Nella Rete della censura, 125 ad oggi i netizen reclusi
[Nota: Pubblicato dall’autrice in esclusiva su L’Indro e qui ripubblicato per gentile concessione]
Sophie Scholl non aveva ancora compiuto 22 anni quando venne giustiziata. A condannarla, dopo quattro giorni di torture da parte degli uomini della Gestapo, fu una Corte nazista. La sua colpa: avere diffuso tramite volantini idee di giustizia e di rifiuto del regime hitleriano. Sophie, insieme al fratello Hans – anch’egli giustiziato – facevano parte della Rosa Bianca, un movimento studentesco che si opponeva in modo non violento al regime della Germania nazista. I loro mezzi erano parole, volantini, opuscoli, ciclostili. Quelli di cui allora potevano disporre. Chissà, oggi avrebbero usato Internet, avrebbero aperto un blog, raggiungendo tante più persone.
Oggi i mezzi per esprimere il proprio dissenso, il proprio rifiuto di certe forme di potere sono cambiati. Ma la censura, quella non è mai finita e i modi di reazione sono più o meno rimasti gli stessi. Secondo i dati forniti da Reporter sans frontrières ad oggi sono 125 i netizen imprigionati. Cittadini consapevoli e attivi che affidano alla Rete commenti, giudizi e informazioni scomode. Questi 125 sono quelli di cui si ha notizia, ma non sempre le notizie sono accessibili. E questo numero potrebbe anche essere più alto.
A guardare la tabella fornita da ’Reporters sans frontières’ si scopre anche che i giornalisti mainstream imprigionati sono 148, non molti di più dei ’net-citoyens’, dunque. E c’è un altro dato di questo ’Barometro della libertà di stampa 2011’ che lascia riflettere: i giornalisti uccisi sono 24. Ma con questa cifra si intendono soltanto i giornalisti ’ufficiali’, i professionisti accreditati. Ma gli altri? Non fanno forse informazione? Non lo fanno in condizioni spesso molto pericolose?

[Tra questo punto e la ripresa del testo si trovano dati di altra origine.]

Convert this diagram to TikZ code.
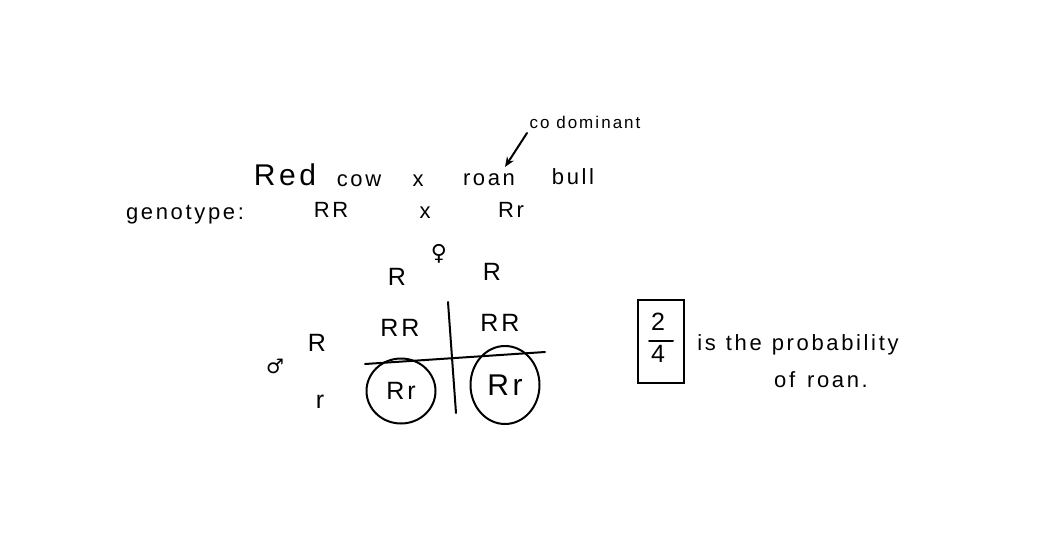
\documentclass[tikz,border=0pt]{standalone}
\usepackage{fontspec}
\setmainfont[LetterSpace=12]{Liberation Sans}
\newfontfamily\symfont{DejaVu Sans}
\usetikzlibrary{shapes.geometric,arrows.meta}
\begin{document}
\begin{tikzpicture}[x=1pt,y=-1pt,
  txt/.style={inner sep=0pt,font=\fontsize{22}{24}\selectfont},
  cell/.style={inner sep=0pt,font=\fontsize{25}{27}\selectfont},
  big/.style={inner sep=0pt,font=\fontsize{30}{32}\selectfont},
  small/.style={inner sep=0pt,font=\fontsize{17}{19}\selectfont},
  pen/.style={line width=2pt,line cap=round},
  ring/.style={draw,ellipse,line width=2pt,inner sep=0pt}]
\useasboundingbox[fill=white] (0,0) rectangle (1037,533);
% header
\node[small] (codom) at (585,122) {co dominant};
\node[big] (red) at (285,175) {Red};
\node[txt] (cow) at (359,181) {cow};
\node[txt] (x1) at (418,181) {x};
\node[txt] (roan) at (489,180) {roan};
\node[txt] (bull) at (573,177) {bull};
\coordinate (ca) at (527,133);
\coordinate (cb) at (505,167);
\draw[pen,-{Stealth[length=10pt,width=8pt]}] (ca) -- (cb);
% genotype
\node[txt] (geno) at (185,215) {genotype:};
\node[txt] (g1) at (331,210) {RR};
\node[txt] (x2) at (425,213) {x};
\node[txt] (g2) at (511,210) {Rr};
% punnett
\node[inner sep=0pt,font=\symfont\fontsize{22}{24}\selectfont] (fem) at (439,254) {♀};
\node[cell] (f1) at (397,277) {R};
\node[cell] (f2) at (492,272) {R};
\node[inner sep=0pt,font=\symfont\fontsize{20}{22}\selectfont] (mal) at (275,366) {♂};
\node[cell] (m1) at (317,343) {R};
\node[cell] (m2) at (320,402) {r};
\node[cell] (c11) at (400,328) {RR};
\node[cell] (c12) at (500,323) {RR};
\node[cell,ring,minimum width=69pt,minimum height=65pt] (c21) at (401,391) {Rr};
\node[big,ring,minimum width=69pt,minimum height=78pt] (c22) at (505,385) {Rr};
\coordinate (vt) at (448,302);
\coordinate (vb) at (456,413);
\coordinate (hl) at (365,364);
\coordinate (hr) at (545,352);
\draw[pen] (vt) -- (vb);
\draw[pen] (hl) -- (hr);
% probability
\node[draw,line width=2pt,minimum width=46pt,minimum height=83pt,inner sep=0pt] (box) at (661,341) {};
\node[cell] (n2) at (658,322) {2};
\node[cell] (n4) at (658,354) {4};
\draw[pen] ([xshift=-12pt]box.center) -- ([xshift=12pt]box.center);
\node[txt] (is) at (798,345) {is\hspace{10pt}the\hspace{10pt}probability};
\node[txt] (of) at (821,380) {of\hspace{12pt}roan.};
\end{tikzpicture}
\end{document}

Penso a Vittorio Arrigoni, ucciso per più di una ragione probabilmente, comprese le sue denunce senza filtri sul suo Guerrilla Radio. Penso ai giovani blogger ivoriani che nel periodo più duro delle proteste e degli scontri del dopo elezioni, hanno dovuto rinunciare a postare video o twitter a causa dell’insistenza delle minacce ricevute. Penso anche ad Amira Al Hussaini, giornalista di GlobalVoices Online e blogger che ha rischiato di essere bruciata viva solo per aver usato Twitter.
La paura può essere forte certo, ma più forte è probabilmente la voglia di fare la propria parte. E in ogni parte del mondo. Anche lì dove l’informazione tradizionale arriva poco e ci informa poco. Il Nepal per esempio dove i giovani hanno organizzato la Nepali blogger community.
I Paesi dove gli attivisti della Rete rischiano di più, a considerare il numero di arresti e le condanne, sono la Cina, il Vietnam, l’Iran. E le condanne possono davvero essere sproporzionate rispetto alla ’colpa’. In Cina ci sono persone dimenticate in carcere magari solo per aver creato un blog. Alcuni, come Slim, tunisino, tornano denunciando torture, psicologiche o fisiche.
Un’assurdità di questi giorni è il falso della blogger lesbica siriana, Amina Abdallah, che altri non era se non un quarantenne americano in vena di divertimento. Ci son cascati quasi tutti e tutti lì poi a pontificare sulla famosa questione delle fonti e dell’attendibilità delle stesse. Dimenticando le tante bufale e falsità spacciate sui media ’ufficiali’, spesso mai rettificate. Una sintesi delle reazioni all’incoscienza e stupidità di chi gioca con questioni così grosse è data da questo twitt di @MarietjeD66: non dimentichiamo le migliaia di persone detenute, uccise o messe a tacere di cui non sappiamo nulla.
Questa gente rischia sul serio, altro che i giocherelloni della Rete alla ricerca di notorietà.
A questi ricordiamo le azioni positive, utili e, appunto rischiose, di cittadini che usano Internet per il bene collettivo. Come questa donna che – tanto per tornare al tema della tortura – ha creato un blog per documentare i casi di tortura da parte delle forze dell’ordine in Egitto.